By exempting certain Crown corporations from this Act, you allow them to operate in a non-transparent manner, effectively undermining the governance of these organizations.
Importantly, when it comes to public pension funds, we need more transparency and more accountability, not less.
I would force each public pension fund in Canada to report quarterly results, explain in detail all the benchmarks governing each and every investment activity, post their funding policy and ways they would rectify a severe pension shortfall, post all the minutes from each Board meeting so stakeholders know who how each board member voted and finally, subject the pension fund to rigorous, independent performance audits twice a year (on top of any financial audits or special examinations) and post the results on-line.
Am I just a bitter ex-employee with an axe to grind? Sure, many will dismiss my criticism on those flimsy grounds, but the truth is that I saw this pension tsunami coming a long time ago and I warned my superiors about it.
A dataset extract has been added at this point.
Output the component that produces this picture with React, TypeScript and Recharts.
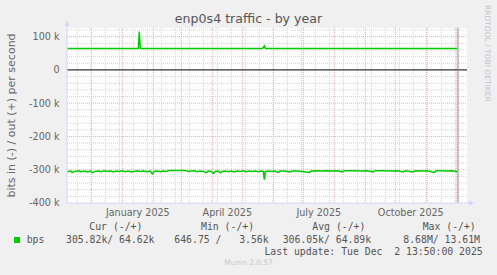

But the purpose of this blog is not for me to pound my chest and scream "I WAS RIGHT" but to jolt stakeholders, government supervisors and concerned citizens into doing something to drastically improve pension governance so that pension funds will be better prepared for the next financial crisis.
My sources tell me that some of the largest public pension funds in Canada are in deep, deep trouble. No surprise there but I ask you, what are we going to do about it? Are we going to sit idly by or force our politicians to clean up this pension fiasco once and for all?
I made my decision a long time ago when I started this blog. It isn't easy writing almost every day but I feel compelled to inform people about issues that pertain to their financial security and public policy.
Hopefully others will join me in my quest to improve the governance of our public pension funds so that we can maintain the pension promise for future generations.
On the eve of the most important presidential election of our lifetime, I think we can all agree that the time has finally come for real change.